It has been a while since I wanted to test logstash as a central syslog-ng server. Turns out that it is dead simple. This is a quick guide so I remember about it the next time. I went for a VM on CentOS 6.3 which has syslog-ng and a few syslog-ng clients sending logs remotely via UDP. First, some considerations, my VM did require slightly more CPU and RAM than I thought it would. To have something stable, I recommend at least 2 VCPUs and 2GB of RAM. I also tested this setup with java 7.
First install and configure syslog-ng on the server, edit /etc/syslog-ng/syslog-ng.conf and add the following then restart the server’s daemon:
# note, you can use the IP of the server to bind ONLY to that socket source s_udp { udp(ip(0.0.0.0) port(514)); }; destination d_udp { file("/var/log/syslog/$HOST"); }; log { source(s_udp); destination(d_udp); };
Then you need to set the clients, again, install syslog-ng on them and add something like this in the same configuration file. Note that it must obviously match the IP of your server.
log { source(s_src); destination(d_udp); }; destination d_udp { udp("192.168.66.66" port(514)); };
Moving onto logstash, download the latest from the main page (used 1.1.1 here) then put that in a directory (used /opt/logstash). Create a configuration file for logstash, i used /opt/logstash/logstash.conf. Mine contains pretty much what is from the quickrun guide. Note that on the syslog server /var/log/syslog must be a directory, i then receive logs from remote servers based on hostnames.
input { stdin { type => "stdin-type" } file { type => "linux-syslog" path => [ "/var/log/*.log", "/var/log/messages", "/var/log/syslog/*" ] } } output { stdout { debug => true debug_format => "json"} elasticsearch { embedded => true } }
To start logstash, I use the following line: /usr/java/jre1.7.0_09/bin/java -jar logstash-1.1.1-monolithic.jar agent -f logstash-complex.conf — web –backend elasticsearch:///?local.

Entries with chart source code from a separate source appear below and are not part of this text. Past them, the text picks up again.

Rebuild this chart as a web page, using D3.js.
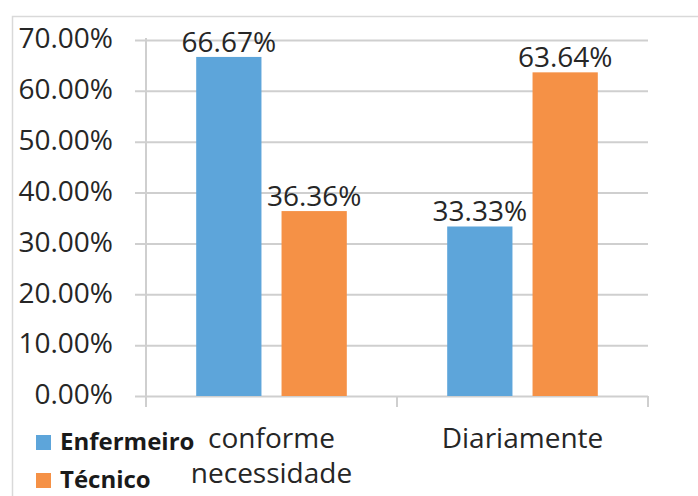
<!DOCTYPE html>
<html>
<head>
<meta charset="utf-8">
<script src="https://cdn.jsdelivr.net/npm/d3@7"></script>
<style>
  body { margin: 0; background: #fff; }
  svg { font-family: "Open Sans", sans-serif; }
</style>
</head>
<body>
<svg id="chart" width="698" height="496"></svg>
<script>
// chart data
const categories = ['conforme necessidade', 'Diariamente'];
const series = ['Enfermeiro', 'Técnico'];
const enfermeiro = [0.6667, 0.3333];
const tecnico = [0.3636, 0.6364];
const yTicks = [0, 0.1, 0.2, 0.3, 0.4, 0.5, 0.6, 0.7];

const colors = { 'Enfermeiro': '#5DA5DA', 'Técnico': '#F59146' };
const values = { 'Enfermeiro': enfermeiro, 'Técnico': tecnico };

const rows = categories.map((c, i) => ({
    category: c,
    bars: series.map(s => ({ key: s, value: values[s][i] }))
}));

const svg = d3.select('#chart');
const plot = { left: 146, right: 648, top: 40, bottom: 396 };
const textColor = '#262626';
const gridColor = '#cfcfcf';

// outer chart border
svg.append('rect')
    .attr('x', 12.5).attr('y', 16.5)
    .attr('width', 720).attr('height', 520)
    .attr('fill', 'none')
    .attr('stroke', '#d9d9d9')
    .attr('stroke-width', 1.5);

let x0 = d3.scaleBand()
    .domain(categories)
    .range([plot.left, plot.right])
    .padding(0);

let x1 = d3.scaleBand()
    .domain(series)
    .range([0, x0.bandwidth()])
    .paddingInner(20 / 85)
    .paddingOuter(50 / 85);

let y = d3.scaleLinear()
    .domain([0, 0.7])
    .range([plot.bottom, plot.top]);

// gridlines + y axis labels
let yAxis = d3.axisLeft(y)
    .tickValues(yTicks)
    .tickSize(-(plot.right - plot.left))
    .tickPadding(33)
    .tickFormat(d3.format('.2%'));

let yG = svg.append('g')
    .attr('transform', `translate(${plot.left},0)`)
    .call(yAxis);

yG.select('.domain').remove();
yG.selectAll('.tick line')
    .attr('x1', -11)
    .attr('stroke', gridColor)
    .attr('stroke-width', 2);
yG.selectAll('.tick text')
    .attr('fill', textColor)
    .attr('font-size', 28)
    .attr('dy', '0.28em')
    .attr('font-family', '"Open Sans", sans-serif');

// vertical axis line
svg.append('line')
    .attr('x1', plot.left).attr('x2', plot.left)
    .attr('y1', plot.top - 2).attr('y2', plot.bottom + 11)
    .attr('stroke', gridColor)
    .attr('stroke-width', 2);

// category tick marks
let catEdges = categories.map(c => x0(c)).concat([plot.right]);
svg.selectAll('.cat-tick')
    .data(catEdges)
    .join('line')
    .attr('class', 'cat-tick')
    .attr('x1', d => d).attr('x2', d => d)
    .attr('y1', plot.bottom).attr('y2', plot.bottom + 11)
    .attr('stroke', gridColor)
    .attr('stroke-width', 2);

// bars
let groups = svg.selectAll('.group')
    .data(rows)
    .join('g')
    .attr('class', 'group')
    .attr('transform', d => `translate(${x0(d.category)},0)`);

groups.selectAll('rect')
    .data(d => d.bars)
    .join('rect')
    .attr('x', d => x1(d.key))
    .attr('y', d => y(d.value))
    .attr('width', x1.bandwidth())
    .attr('height', d => y(0) - y(d.value))
    .attr('fill', d => colors[d.key]);

groups.selectAll('.val')
    .data(d => d.bars)
    .join('text')
    .attr('class', 'val')
    .attr('x', d => x1(d.key) + x1.bandwidth() / 2)
    .attr('y', d => y(d.value) - 5)
    .attr('text-anchor', 'middle')
    .attr('font-size', 28)
    .attr('fill', textColor)
    .text(d => d3.format('.2%')(d.value));

// category labels, wrapped to band width
let catLabels = svg.selectAll('.cat')
    .data(categories)
    .join('text')
    .attr('class', 'cat')
    .attr('x', d => x0(d) + x0.bandwidth() / 2)
    .attr('y', plot.bottom + 52)
    .attr('text-anchor', 'middle')
    .attr('font-size', 28)
    .attr('fill', textColor);

catLabels.each(function(d) {
    let t = d3.select(this);
    let words = d.split(' ');
    let line = [];
    let lineNo = 0;
    let cx = x0(d) + x0.bandwidth() / 2;
    let tspan = t.append('tspan').attr('x', cx).attr('dy', 0);
    for (let w of words) {
        line.push(w);
        tspan.text(line.join(' '));
        if (tspan.node().getComputedTextLength() > x0.bandwidth() - 20 && line.length > 1) {
            line.pop();
            tspan.text(line.join(' '));
            line = [w];
            lineNo++;
            tspan = t.append('tspan').attr('x', cx).attr('dy', 35).text(w);
        }
    }
});

// legend
let legend = svg.selectAll('.legend')
    .data(series)
    .join('g')
    .attr('class', 'legend')
    .attr('transform', (d, i) => `translate(36,${435 + i * 38})`);

legend.append('rect')
    .attr('width', 15).attr('height', 15)
    .attr('fill', d => colors[d]);

legend.append('text')
    .attr('x', 24)
    .attr('y', 15)
    .attr('font-size', 24)
    .attr('font-weight', 'bold')
    .attr('fill', '#1a1a1a')
    .text(d => d);
</script>
</body>
</html>
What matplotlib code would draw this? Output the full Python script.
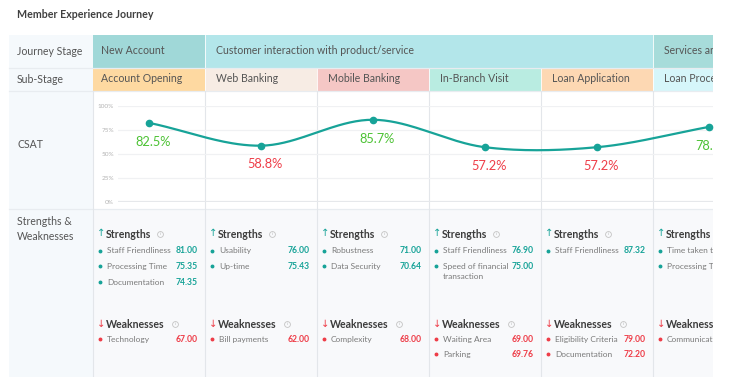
import numpy as np
import matplotlib.pyplot as plt
from matplotlib.patches import Rectangle

# -------------------------------
# Data
# -------------------------------
title = "Member Experience Journey"
row_labels = ["Journey Stage", "Sub-Stage", "CSAT", "Strengths &\nWeaknesses"]

journey_stages = ["New Account", "Customer interaction with product/service", "Services and support"]
journey_spans = [1, 4, 1]
journey_colors = ["#a0d8d8", "#b3e6ea", "#a7dcda"]

sub_stages = ["Account Opening", "Web Banking", "Mobile Banking", "In-Branch Visit",
              "Loan Application", "Loan Processing"]
sub_colors = ["#fed9a1", "#f7ece4", "#f5c7c5", "#b9ece1", "#fdd8b3", "#d6f6fa"]

csat = [82.5, 58.8, 85.7, 57.2, 57.2, 78.3]
csat_ticks = [0, 25, 50, 75, 100]

strengths = [
    [("Staff Friendliness", 81.00), ("Processing Time", 75.35), ("Documentation", 74.35)],
    [("Usability", 76.00), ("Up-time", 75.43)],
    [("Robustness", 71.00), ("Data Security", 70.64)],
    [("Staff Friendliness", 76.90), ("Speed of financial\ntransaction", 75.00)],
    [("Staff Friendliness", 87.32)],
    [("Time taken to act", 78.10), ("Processing Time", 76.40)],
]
weaknesses = [
    [("Technology", 67.00)],
    [("Bill payments", 62.00)],
    [("Complexity", 68.00)],
    [("Waiting Area", 69.00), ("Parking", 69.76)],
    [("Eligibility Criteria", 79.00), ("Documentation", 72.20)],
    [("Communication", 66.00)],
]

# -------------------------------
# Layout (pixels)
# -------------------------------
W, H = 736, 377
VIS_W = 713            # dashboard is cut off on the right
X0, LAB_W, COL_W = 9, 84, 112
ROW_Y = [35, 68, 91, 208.5, 377]
TEAL, RED, GREEN = "#17a398", "#ee3d48", "#4cc234"
FONT = ["Lato", "DejaVu Sans"]

plt.rcParams["font.family"] = FONT

fig = plt.figure(figsize=(W / 100, H / 100), dpi=100)
ax = fig.add_axes([0, 0, VIS_W / W, 1])
ax.set_xlim(0, VIS_W)
ax.set_ylim(H, 0)
ax.axis("off")

col_left = [X0 + LAB_W + COL_W * i for i in range(len(sub_stages))]


def txt(x, y, s, **kw):
    kw.setdefault("va", "center")
    kw.setdefault("fontsize", 7.6)
    kw.setdefault("color", "#555555")
    return ax.text(x, y, s, clip_on=True, **kw)


txt(17, 14, title, fontsize=7.7, fontweight="bold", color="#404040")

# label column
ax.add_patch(Rectangle((X0, ROW_Y[0]), LAB_W, H - ROW_Y[0], color="#f5f9fc", lw=0))
label_y = [51.5, 79.5, 144.5, 229]
for lab, y in zip(row_labels, label_y):
    txt(17, y, lab, linespacing=1.35)

# journey stage row
c = 0
for name, span, color in zip(journey_stages, journey_spans, journey_colors):
    x = col_left[c]
    ax.add_patch(Rectangle((x, ROW_Y[0]), COL_W * span, ROW_Y[1] - ROW_Y[0], color=color, lw=0))
    if c > 0:
        ax.plot([x, x], [ROW_Y[0], ROW_Y[1]], color="white", lw=0.6)
    txt(x + 8 if c == 0 else x + 11, 50.5, name)
    c += span

# sub-stage row
for i, (name, color) in enumerate(zip(sub_stages, sub_colors)):
    x = col_left[i]
    ax.add_patch(Rectangle((x, ROW_Y[1]), COL_W, ROW_Y[2] - ROW_Y[1], color=color, lw=0))
    if i > 0:
        ax.plot([x, x], [ROW_Y[1], ROW_Y[2]], color="white", lw=0.6)
    txt(x + 8 if i == 0 else x + 11, 79, name)

# body backgrounds
ax.add_patch(Rectangle((col_left[0], ROW_Y[2]), VIS_W, ROW_Y[3] - ROW_Y[2], color="white", lw=0))
ax.add_patch(Rectangle((col_left[0], ROW_Y[3]), VIS_W, H - ROW_Y[3], color="#f8f9fb", lw=0))

# separators
for y in ROW_Y[1:4]:
    ax.plot([X0, VIS_W], [y, y], color="#e8ecf0", lw=0.9)
for x in col_left:
    ax.plot([x, x], [ROW_Y[2], H], color="#e3e6ea", lw=0.8)

# strengths & weaknesses
for i, x in enumerate(col_left):
    for kind, items, color, arrow, hy, iy, step in [
        ("Strengths", strengths[i], TEAL, "\u2191", 234, 250.7, 15.7),
        ("Weaknesses", weaknesses[i], RED, "\u2193", 324, 339.3, 15.0),
    ]:
        txt(x + 3.5, hy - 0.5, arrow, fontsize=7.2, color=color,
            family=["DejaVu Sans"])
        txt(x + 12.5, hy, kind, fontsize=7.6, fontweight="bold", color="#3c3c3c")
        ix = x + (67 if kind == "Strengths" else 82)
        if ix < VIS_W:
            ax.plot(ix, hy, "o", ms=4.2, mfc="none", mec="#c4c4c4", mew=0.6)
            txt(ix, hy + 0.3, "i", fontsize=3.2, color="#b5b5b5", ha="center")
        for k, (name, val) in enumerate(items):
            y = iy + step * k
            ax.plot(x + 7, y, "o", ms=1.8, color=color, clip_on=True)
            for j, line in enumerate(name.split("\n")):
                txt(x + 14, y + 10 * j, line, fontsize=6, color="#7a7a7a")
            txt(x + 105, y, f"{val:.2f}", fontsize=6.2, fontweight="bold",
                color=color, ha="right")

# -------------------------------
# CSAT chart
# -------------------------------
top_px, bot_px, left_px = 106, 202.3, 118
cax = fig.add_axes([left_px / W, 1 - bot_px / H, (VIS_W - left_px) / W, (bot_px - top_px) / H])
cax.patch.set_alpha(0)
centers = [(x + COL_W / 2 - left_px) for x in col_left]
cax.set_xlim((np.array([0, VIS_W - left_px]) - centers[0]) / COL_W)
cax.set_ylim(0, 100)
for s in cax.spines.values():
    s.set_visible(False)
cax.set_xticks([])
cax.set_yticks(csat_ticks)
cax.set_yticklabels([f"{t}%" for t in csat_ticks], fontsize=4.6, color="#b3b3b3")
cax.tick_params(axis="y", length=0, pad=3)
for t in csat_ticks:
    cax.axhline(t, color="#e6e8eb" if t == 0 else "#f0f1f3", lw=1.6 if t == 0 else 0.9, zorder=0)

# smooth line through the points (Catmull-Rom)
xs = np.arange(len(csat), dtype=float)
ys = np.array(csat)
m = np.gradient(ys, xs)
curve_x, curve_y = [], []
for i in range(len(xs) - 1):
    t = np.linspace(0, 1, 40)
    h00 = 2 * t**3 - 3 * t**2 + 1
    h10 = t**3 - 2 * t**2 + t
    h01 = -2 * t**3 + 3 * t**2
    h11 = t**3 - t**2
    curve_x.extend(xs[i] + t)
    curve_y.extend(h00 * ys[i] + h10 * m[i] + h01 * ys[i + 1] + h11 * m[i + 1])
cax.plot(curve_x, curve_y, color=TEAL, lw=1.6, zorder=3)
cax.plot(xs, ys, "o", color=TEAL, ms=4.5, zorder=4)
for x, v in zip(xs, ys):
    cax.annotate(f"{v}%", (x, v), xytext=(3, -13.5), textcoords="offset points",
                 ha="center", va="center", fontsize=9.2,
                 color=GREEN if v >= 70 else RED, clip_on=True, zorder=5)

plt.savefig("out.png", dpi=100)
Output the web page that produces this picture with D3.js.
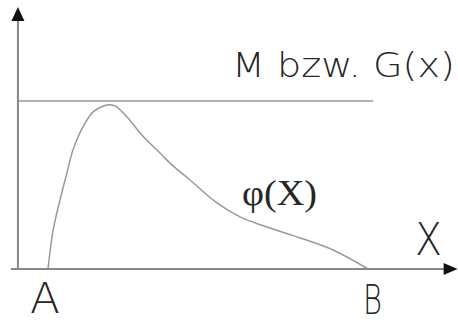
<!DOCTYPE html>
<html>
<head>
<script src="https://d3js.org/d3.v7.min.js"></script>
<style>
  html, body { margin: 0; padding: 0; background: #fff; }
  svg { display: block; }
  text { fill: #262626; }
</style>
</head>
<body>
<svg width="458" height="324"></svg>
<script>
// curve phi(x), x: 0 = A, 1 = B ; y: 1 = level M
var curveX = [0, 0.016, 0.0375, 0.059, 0.078, 0.109, 0.141, 0.175, 0.194, 0.212, 0.247, 0.297, 0.35, 0.39, 0.444, 0.528, 0.6, 0.684, 0.788, 0.891, 1];
var curveY = [0, 0.232, 0.411, 0.571, 0.708, 0.845, 0.935, 0.972, 0.978, 0.968, 0.905, 0.79, 0.69, 0.615, 0.53, 0.393, 0.31, 0.25, 0.185, 0.113, 0];
var levelM = 1;
var axisX = [-0.094, 1.28];   // extent of x axis in data units
var axisY = [0, 1.56];        // extent of y axis
var labels = [
  { text: "M bzw. G(x)", x: 0.575, y: 1.14, size: 33, len: 223, font: "DejaVu Sans", w: 200 },
  { text: "\u03c6(X)", x: 0.606, y: 0.38, size: 36, len: 75, font: "Liberation Serif", w: 400 },
  { text: "X", x: 1.147, y: 0.083, size: 44, len: 27, font: "DejaVu Sans", w: 200 },
  { text: "A", x: -0.056, y: -0.262, size: 43, len: 30, font: "DejaVu Sans", w: 200 },
  { text: "B", x: 0.984, y: -0.27, size: 40, len: 19, font: "DejaVu Sans", w: 200 }
];

var svg = d3.select("svg");
var x = d3.scaleLinear().domain([0, 1]).range([48, 368]);
var y = d3.scaleLinear().domain([0, 1]).range([269, 101]);

var pts = curveX.map(function(d, i) { return [d, curveY[i]]; });
var ox = x(axisX[0]), oy = y(0);

// level line M
svg.append("line")
  .attr("x1", ox).attr("x2", x(1.016))
  .attr("y1", y(levelM)).attr("y2", y(levelM))
  .attr("stroke", "#999").attr("stroke-width", 1.5);

// curve
var line = d3.line()
  .x(function(d) { return x(d[0]); })
  .y(function(d) { return y(d[1]); })
  .curve(d3.curveCatmullRom);
svg.append("path")
  .attr("d", line(pts))
  .attr("fill", "none")
  .attr("stroke", "#999")
  .attr("stroke-width", 1.5);

// axes
svg.append("line")
  .attr("x1", ox).attr("x2", ox)
  .attr("y1", oy).attr("y2", y(axisY[1]) + 10)
  .attr("stroke", "#888").attr("stroke-width", 2);
svg.append("line")
  .attr("x1", ox - 7).attr("x2", x(axisX[1]) - 10)
  .attr("y1", oy).attr("y2", oy)
  .attr("stroke", "#888").attr("stroke-width", 2);

// arrow heads
var ty = y(axisY[1]);
svg.append("path")
  .attr("d", "M" + ox + "," + ty + "L" + (ox + 6.5) + "," + (ty + 14) + "L" + (ox - 6.5) + "," + (ty + 14) + "Z")
  .attr("fill", "#111");
var tx = x(axisX[1]);
svg.append("path")
  .attr("d", "M" + tx + "," + oy + "L" + (tx - 14) + "," + (oy - 6) + "L" + (tx - 14) + "," + (oy + 6) + "Z")
  .attr("fill", "#111");

// labels, stretched horizontally to the wide lettering of the original
svg.selectAll("text.lbl")
  .data(labels)
  .enter().append("text")
  .attr("class", "lbl")
  .attr("font-family", function(d) { return d.font; })
  .attr("font-weight", function(d) { return d.w; })
  .attr("font-size", function(d) { return d.size; })
  .text(function(d) { return d.text; })
  .attr("transform", function(d) {
    var s = d.len / this.getComputedTextLength();
    return "translate(" + x(d.x) + "," + y(d.y) + ") scale(" + s + ",1)";
  });
</script>
</body>
</html>
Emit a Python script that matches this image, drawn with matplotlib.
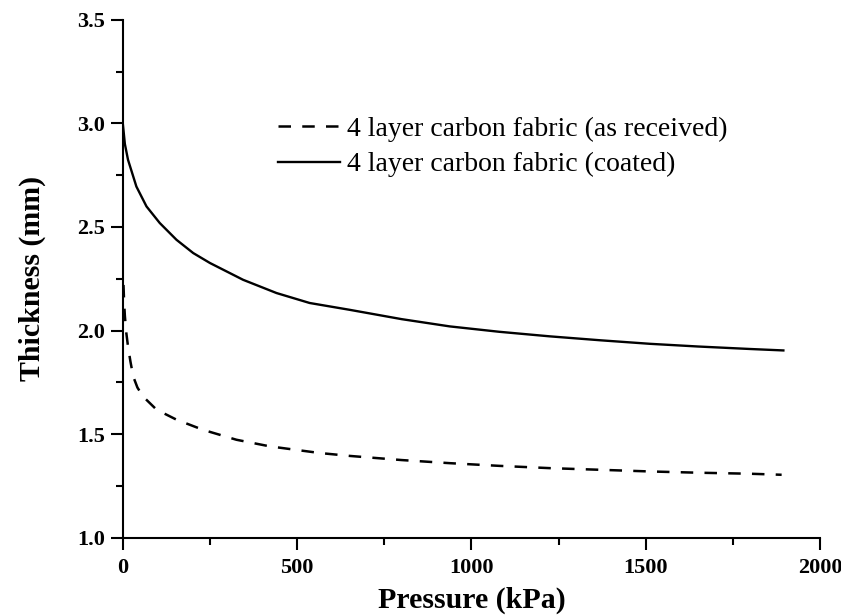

Now keep in mind that this is java, so it might take a while before the web interface becomes available. When it does, go to your server’s IP like this: http://192.168.66.66:9292 then query for either of your hosts reporting logs or try the generic query on the page.
Nothing more, you have a free splunk which has so many inputs and outputs that it is almost indecent. Expect my next post on using the output to get this into graphite.
How much space is it taking for you?
Which do you mean, disk space for VMs or logs?